TASK PROMPT
Please write out the lines of the data exactly, beginning with the first and ending with the line containing "0 0 0 RG 0.5"; leave the pictures behind.

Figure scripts
• • • • • • •

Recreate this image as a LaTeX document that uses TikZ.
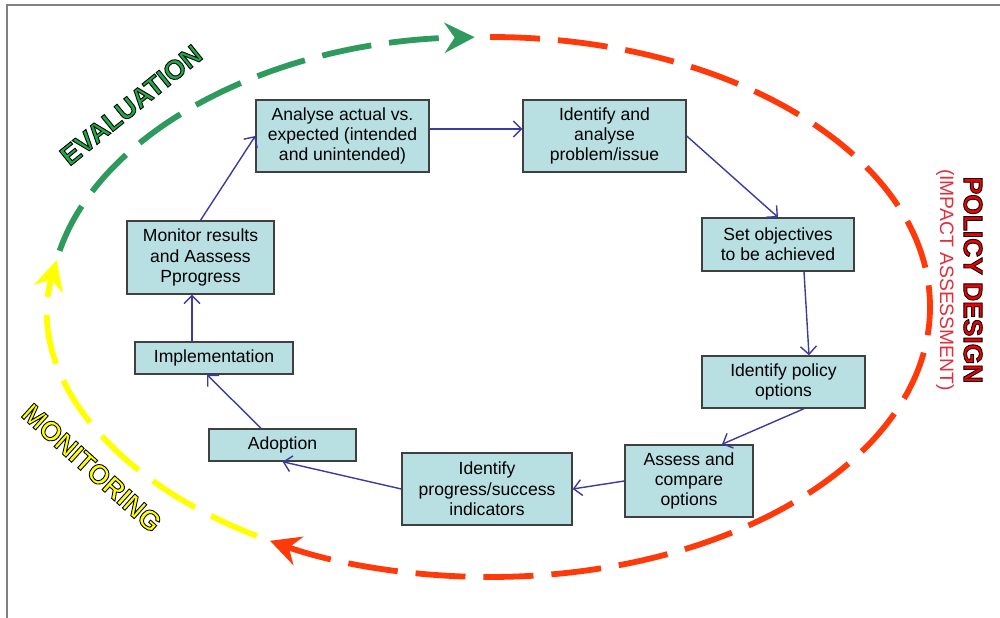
\documentclass[tikz,border=0pt]{standalone}
\usepackage{fontspec}
\setmainfont{Liberation Sans}
\usetikzlibrary{arrows.meta}

\definecolor{boxfill}{HTML}{B8DFE2}
\definecolor{flowblue}{HTML}{3C3CA0}
\definecolor{evalgreen}{HTML}{2E9A5E}
\definecolor{evaltext}{HTML}{1EAA4A}
\definecolor{designred}{HTML}{FF3A0A}
\definecolor{monyellow}{HTML}{FFFF00}
\definecolor{titlered}{HTML}{F00000}
\definecolor{impactred}{HTML}{E0303C}

% Text filled in a colour and stroked round in black.
\newcommand{\outlined}[2]{%
    \textcolor{#1}{\special{pdf:code 0 0 0 RG 0.5 w 2 Tr}#2\special{pdf:code 0 Tr}}}

\begin{document}
\begin{tikzpicture}[%
        font = \fontsize{10}{11.6}\selectfont,
        stepbox/.style = {draw = black!75, fill = boxfill, line width = 0.8pt,
            align = center, inner sep = 2pt},
        flow/.style = {draw = flowblue, line width = 0.8pt,
            -{Straight Barb[length = 1.6mm, width = 3.2mm]}},
        stagearc/.style = {line width = 3.3pt, dash pattern = on 1cm off 0.36cm,
            -{Stealth[length = 6mm, width = 6mm, inset = 2mm]}},
        stagename/.style = {font = \bfseries\fontsize{15.5}{15.5}\selectfont}
    ]

        \useasboundingbox (0, 0) rectangle (20, 12.36);

        % Frame round the slide.
        \draw[gray, line width = 1.1pt] (20, 12.26) -- (0.14, 12.26) -- (0.14, 0);

        % Centre of the big dashed cycle.
        \coordinate (C) at (9.80, 6.22);

        % The three stages of the cycle.
        \draw[stagearc, evalgreen] (C) ++(168:8.8 and 5.4)
            arc[start angle = 168, end angle = 92, x radius = 8.8cm, y radius = 5.4cm];
        \draw[stagearc, designred] (C) ++(90:8.8 and 5.4)
            arc[start angle = 90, end angle = -120, x radius = 8.8cm, y radius = 5.4cm];
        \draw[stagearc, monyellow] (C) ++(-122:8.8 and 5.4)
            arc[start angle = -122, end angle = -190, x radius = 8.8cm, y radius = 5.4cm];

        % Steps of the policy cycle.
        \node[stepbox, minimum width = 3.46cm, minimum height = 1.44cm] (analyse)
            at (6.85, 9.64) {Analyse actual vs.\\expected (intended\\and unintended)};
        \node[stepbox, minimum width = 3.26cm, minimum height = 1.44cm] (problem)
            at (12.09, 9.64) {Identify and\\analyse\\problem/issue};
        \node[stepbox, minimum width = 3.04cm, minimum height = 1.06cm] (objectives)
            at (15.56, 7.47) {Set objectives\\to be achieved};
        \node[stepbox, minimum width = 3.26cm, minimum height = 1.04cm] (options)
            at (15.67, 4.72) {Identify policy\\options};
        \node[stepbox, minimum width = 2.56cm, minimum height = 1.44cm] (assess)
            at (13.78, 2.74) {Assess and\\compare\\options};
        \node[stepbox, minimum width = 3.40cm, minimum height = 1.44cm] (indicators)
            at (9.74, 2.58) {Identify\\progress/success\\indicators};
        \node[stepbox, minimum width = 2.94cm, minimum height = 0.64cm] (adoption)
            at (5.65, 3.46) {Adoption};
        \node[stepbox, minimum width = 3.16cm, minimum height = 0.64cm] (implement)
            at (4.28, 5.20) {Implementation};
        \node[stepbox, minimum width = 2.94cm, minimum height = 1.46cm] (monitor)
            at (4.01, 7.21) {Monitor results\\and Aassess\\Pprogress};

        % Arrows from step to step.
        \draw[flow] ([yshift = 0.14cm]analyse.east) -- ([yshift = 0.14cm]problem.west);
        \draw[flow] (problem.east) -- (objectives.north);
        \draw[flow] ([xshift = 0.52cm]objectives.south) -- ([xshift = 0.51cm]options.north);
        \draw[flow] ([xshift = 0.41cm]options.south) -- ([xshift = 0.66cm]assess.north);
        \draw[flow] (assess.west) -- (indicators.east);
        \draw[flow] (indicators.west) -- (adoption.south);
        \draw[flow] ([xshift = -0.43cm]adoption.north) -- ([xshift = -0.14cm]implement.south);
        \draw[flow] ([xshift = -0.44cm]implement.north) -- ([xshift = -0.17cm]monitor.south);
        \draw[flow] (monitor.north) -- (analyse.west);

        % Names of the stages.
        \node[stagename, rotate = 39] (evallabel)
            at (2.62, 10.26) {\outlined{evaltext}{EVALUATION}};
        \node[stagename, rotate = -42] (monlabel)
            at (1.84, 3.00) {\outlined{monyellow}{MONITORING}};
        \node[stagename, rotate = -90, font = \bfseries\fontsize{15}{15}\selectfont] (designlabel)
            at (19.46, 6.76) {\outlined{titlered}{POLICY DESIGN}};
        \node[rotate = -90, font = \fontsize{11}{11}\selectfont, text = impactred] (impactlabel)
            at (18.90, 6.76) {(IMPACT ASSESSMENT)};
    \end{tikzpicture}
\end{document}
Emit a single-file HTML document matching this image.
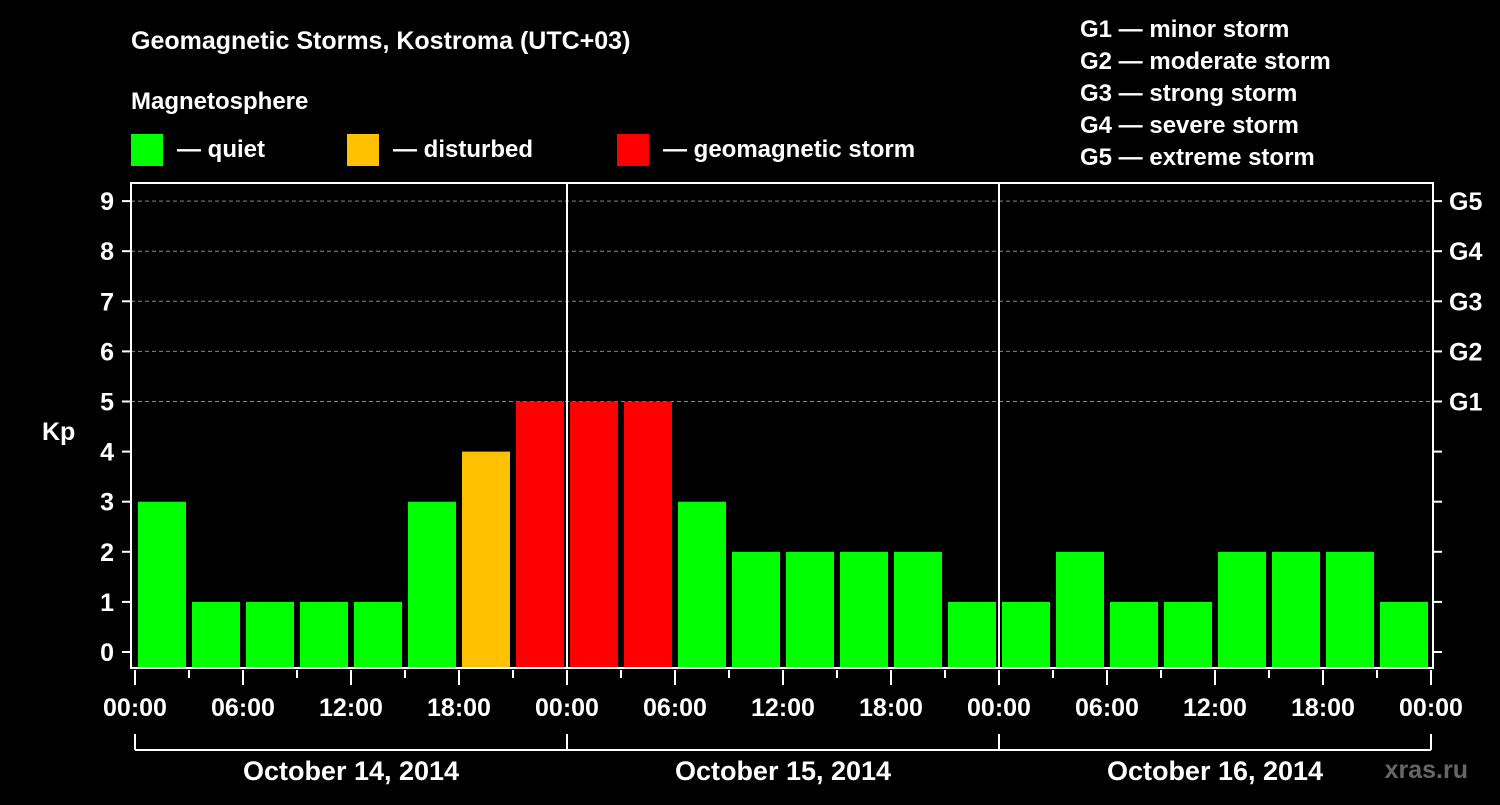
<!DOCTYPE html>
<html><head><meta charset="utf-8"><style>
body{margin:0;background:#000;width:1500px;height:800px;overflow:hidden}
text{font-family:"Liberation Sans",sans-serif;font-weight:bold;fill:#fff}
</style></head><body>
<svg width="1500" height="800">
<text x="131" y="49" font-size="25">Geomagnetic Storms, Kostroma (UTC+03)</text>
<text x="131" y="109" font-size="24">Magnetosphere</text>
<g><rect x="131" y="134" width="32" height="32" fill="#00ff00"/><text x="177" y="157" font-size="24">— quiet</text></g>
<g><rect x="347" y="134" width="32" height="32" fill="#ffc000"/><text x="393" y="157" font-size="24">— disturbed</text></g>
<g><rect x="617" y="134" width="32" height="32" fill="#ff0000"/><text x="663" y="157" font-size="24">— geomagnetic storm</text></g>
<g font-size="24">
<text x="1080" y="37">G1 — minor storm</text><text x="1080" y="69">G2 — moderate storm</text><text x="1080" y="101">G3 — strong storm</text><text x="1080" y="133">G4 — severe storm</text><text x="1080" y="165">G5 — extreme storm</text></g>
<g id="grid"></g><g id="bars"></g><g id="axes"></g>
<text x="42" y="440" font-size="25">Kp</text>
<text x="1468" y="778" font-size="25" fill="#555" style="fill:#666" text-anchor="end">xras.ru</text>
</svg>
<script>
const kpValues=[3,1,1,1,1,3,4,5,5,5,3,2,2,2,2,1,1,2,1,1,2,2,2,1];
const dayLabels=["October 14, 2014","October 15, 2014","October 16, 2014"];
const hourLabels=["00:00","06:00","12:00","18:00"];
const gLabels=["G1","G2","G3","G4","G5"];
const NS="http://www.w3.org/2000/svg";
const X0=135,SLOT=54,L=131,R=1433,T=183,B=668;
const xs=i=>X0+i*SLOT;
const ys=v=>652-50.1*v;
function mk(p,tag,a,txt){const e=document.createElementNS(NS,tag);for(const k in a)e.setAttribute(k,a[k]);if(txt!==undefined)e.textContent=txt;document.getElementById(p)?document.getElementById(p).appendChild(e):p.appendChild(e);return e;}
function col(v){return v>=5?"#ff0000":v>=4?"#ffc000":"#00ff00";}
for(let v=5;v<=9;v++){const l=mk("grid","line",{x1:L,x2:R,y1:ys(v),y2:ys(v),stroke:"#888","stroke-dasharray":"4 3","stroke-width":1});

}
kpValues.forEach((v,i)=>{const r=mk("bars","rect",{x:xs(i)+3,y:ys(v),width:48,height:B-ys(v),fill:col(v)});

});
const ax="axes";
mk(ax,"rect",{x:L,y:T,width:R-L,height:B-T,fill:"none",stroke:"#fff","stroke-width":2});
for(let d=1;d<3;d++)mk(ax,"line",{x1:xs(d*8),x2:xs(d*8),y1:T,y2:B,stroke:"#fff","stroke-width":2});
for(let v=0;v<=9;v++){mk(ax,"line",{x1:122,x2:L,y1:ys(v),y2:ys(v),stroke:"#fff","stroke-width":2});
mk(ax,"line",{x1:R,x2:1442,y1:ys(v),y2:ys(v),stroke:"#fff","stroke-width":2});
const t=mk(ax,"text",{x:114,y:ys(v)+9,"font-size":25,"text-anchor":"end"},String(v));

}
gLabels.forEach((g,i)=>{const t=mk(ax,"text",{x:1449,y:ys(5+i)+9,"font-size":25},g);

});
for(let i=0;i<=24;i++){const major=i%2==0;mk(ax,"line",{x1:xs(i),x2:xs(i),y1:670,y2:major?685:678,stroke:"#fff","stroke-width":2});
if(major){const t=mk(ax,"text",{x:xs(i),y:716,"font-size":25,"text-anchor":"middle"},hourLabels[(i/2)%4]);

}}
mk(ax,"line",{x1:xs(0),x2:xs(24),y1:750,y2:750,stroke:"#fff","stroke-width":2});
for(let d=0;d<=3;d++)mk(ax,"line",{x1:xs(d*8),x2:xs(d*8),y1:734,y2:750,stroke:"#fff","stroke-width":2});
dayLabels.forEach((s,d)=>{const t=mk(ax,"text",{x:xs(d*8+4),y:780,"font-size":27,"text-anchor":"middle"},s);

});
</script>
</body></html>
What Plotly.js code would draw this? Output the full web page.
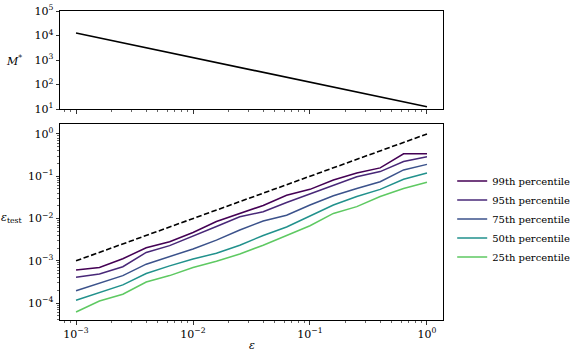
<!DOCTYPE html>
<html>
<head>
<meta charset="utf-8">
<script src="https://cdn.plot.ly/plotly-3.0.1.min.js"></script>
<style>html,body{margin:0;padding:0;background:#fff;}#chart{width:576px;height:360px;}</style>
</head>
<body>
<div id="chart"></div>
<script>
// ---- data ----
const eps = [0.001, 0.001585, 0.002512, 0.003981, 0.00631, 0.01, 0.01585, 0.02512, 0.03981, 0.0631, 0.1, 0.1585, 0.2512, 0.3981, 0.631, 1.0];
const mStar = [12600, 7950, 5020, 3170, 2000, 1260, 795, 502, 317, 200, 126, 79.5, 50.2, 31.7, 20.0, 12.4];
const reference = [0.001, 0.001585, 0.002512, 0.003981, 0.00631, 0.01, 0.01585, 0.02512, 0.03981, 0.0631, 0.1, 0.1585, 0.2512, 0.3981, 0.631, 1.0];
const p99 = [6.03e-4, 6.92e-4, 1.12e-3, 2.04e-3, 2.82e-3, 4.68e-3, 8.51e-3, 0.0129, 0.0204, 0.0355, 0.049, 0.0813, 0.120, 0.158, 0.339, 0.339];
const p95 = [4.07e-4, 4.90e-4, 7.24e-4, 1.58e-3, 2.29e-3, 3.80e-3, 6.46e-3, 0.011, 0.0145, 0.024, 0.038, 0.0617, 0.0977, 0.129, 0.224, 0.288];
const p75 = [1.95e-4, 2.95e-4, 4.47e-4, 8.32e-4, 1.26e-3, 1.91e-3, 3.09e-3, 5.37e-3, 8.71e-3, 0.012, 0.0209, 0.0347, 0.0513, 0.0741, 0.141, 0.191];
const p50 = [1.17e-4, 1.74e-4, 2.69e-4, 5.01e-4, 7.59e-4, 1.10e-3, 1.51e-3, 2.34e-3, 3.98e-3, 6.31e-3, 0.0115, 0.0209, 0.0331, 0.049, 0.0851, 0.120];
const p25 = [6.17e-5, 1.12e-4, 1.62e-4, 3.16e-4, 4.47e-4, 6.92e-4, 9.77e-4, 1.45e-3, 2.34e-3, 3.98e-3, 6.76e-3, 0.0132, 0.0191, 0.0331, 0.0513, 0.0724];
const seriesNames = ['99th percentile', '95th percentile', '75th percentile', '50th percentile', '25th percentile'];
const seriesColors = ['#440154', '#482878', '#3b528b', '#21918c', '#5ec962'];
const xTickVals = [0.001, 0.01, 0.1, 1];
const xTickText = ['10<sup>−3</sup>', '10<sup>−2</sup>', '10<sup>−1</sup>', '10<sup>0</sup>'];
const topTickVals = [10, 100, 1000, 10000, 100000];
const topTickText = ['10<sup>1</sup>', '10<sup>2</sup>', '10<sup>3</sup>', '10<sup>4</sup>', '10<sup>5</sup>'];
const botTickVals = [0.0001, 0.001, 0.01, 0.1, 1];
const botTickText = ['10<sup>−4</sup>', '10<sup>−3</sup>', '10<sup>−2</sup>', '10<sup>−1</sup>', '10<sup>0</sup>'];

function minorTicks(lo, hi) {
  const out = [];
  for (let e = lo; e <= hi; e++) for (let k = 2; k <= 9; k++) out.push(k * Math.pow(10, e));
  return out;
}

const F = 'DejaVu Serif, serif';
const seriesData = [p99, p95, p75, p50, p25];

const traces = [
  {x: eps, y: mStar, xaxis: 'x', yaxis: 'y', mode: 'lines', line: {color: '#000', width: 1.6}, showlegend: false, hoverinfo: 'skip'},
  {x: eps, y: reference, xaxis: 'x2', yaxis: 'y2', mode: 'lines', line: {color: '#000', width: 1.6, dash: '5.5px,2.5px'}, showlegend: false}
];
seriesData.forEach((s, i) => traces.push({
  x: eps, y: s, xaxis: 'x2', yaxis: 'y2', mode: 'lines', name: seriesNames[i],
  line: {color: seriesColors[i], width: 1.5}
}));

const axBase = {
  showline: true, mirror: true, linecolor: '#000', linewidth: 1,
  ticks: 'outside', ticklen: 3.5, tickwidth: 0.8, tickcolor: '#000',
  showgrid: false, zeroline: false,
  tickfont: {family: F, size: 11, color: '#000'}
};
const xRange = [-3.137, 0.137];

const layout = {
  width: 576, height: 360,
  margin: {l: 60, r: 133, t: 11, b: 40, autoexpand: false},
  paper_bgcolor: '#fff', plot_bgcolor: '#fff',
  font: {family: F, color: '#000'},
  xaxis: Object.assign({}, axBase, {
    type: 'log', range: xRange, domain: [0, 1], anchor: 'y',
    tickmode: 'array', tickvals: xTickVals, ticktext: xTickText, showticklabels: false,
    minor: {tickmode: 'array', tickvals: minorTicks(-4, 0), ticks: 'outside', ticklen: 2, tickwidth: 0.6, tickcolor: '#000'}
  }),
  yaxis: Object.assign({}, axBase, {
    type: 'log', range: [1, 5], domain: [0.6828, 1], anchor: 'x',
    tickmode: 'array', tickvals: topTickVals, ticktext: topTickText
  }),
  xaxis2: Object.assign({}, axBase, {
    type: 'log', range: xRange, domain: [0, 1], anchor: 'y2',
    tickmode: 'array', tickvals: xTickVals, ticktext: xTickText,
    minor: {tickmode: 'array', tickvals: minorTicks(-4, 0), ticks: 'outside', ticklen: 2, tickwidth: 0.6, tickcolor: '#000'}
  }),
  yaxis2: Object.assign({}, axBase, {
    type: 'log', range: [-4.40, 0.236], domain: [0, 0.6343], anchor: 'x2',
    tickmode: 'array', tickvals: botTickVals, ticktext: botTickText,
    minor: {tickmode: 'array', tickvals: minorTicks(-5, 0), ticks: 'outside', ticklen: 2, tickwidth: 0.6, tickcolor: '#000'}
  }),
  legend: {
    x: 1.024, xanchor: 'left', y: 0.3265, yanchor: 'middle',
    font: {family: F, size: 10, color: '#000'},
    bgcolor: 'rgba(0,0,0,0)', borderwidth: 0
  },
  annotations: [
    {text: '<i>M</i><sup>*</sup>', xref: 'paper', yref: 'paper', x: -0.094, y: 0.8414, xanchor: 'right', yanchor: 'middle', showarrow: false, font: {family: F, size: 11, color: '#000'}},
    {text: '<i>ε</i><sub>test</sub>', xref: 'paper', yref: 'paper', x: -0.094, y: 0.33, xanchor: 'right', yanchor: 'middle', showarrow: false, font: {family: F, size: 11, color: '#000'}},
    {text: '<i>ε</i>', xref: 'paper', yref: 'paper', x: 0.5, y: -0.081, xanchor: 'center', yanchor: 'middle', showarrow: false, font: {family: F, size: 11, color: '#000'}}
  ]
};

Plotly.newPlot('chart', traces, layout, {staticPlot: true, displayModeBar: false});
</script>
</body>
</html>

• • • • • • •

RESULT OF THIS TASK
Recreate this image as a LaTeX document that uses TikZ.
\documentclass[tikz,border=0pt]{standalone}
\usepackage{fontspec}
\setmainfont{Liberation Sans}
\usetikzlibrary{arrows.meta}

\definecolor{boxfill}{HTML}{B8DFE2}
\definecolor{flowblue}{HTML}{3C3CA0}
\definecolor{evalgreen}{HTML}{2E9A5E}
\definecolor{evaltext}{HTML}{1EAA4A}
\definecolor{designred}{HTML}{FF3A0A}
\definecolor{monyellow}{HTML}{FFFF00}
\definecolor{titlered}{HTML}{F00000}
\definecolor{impactred}{HTML}{E0303C}

% Text filled in a colour and stroked round in black.
\newcommand{\outlined}[2]{%
    \textcolor{#1}{\special{pdf:code 0 0 0 RG 0.5 w 2 Tr}#2\special{pdf:code 0 Tr}}}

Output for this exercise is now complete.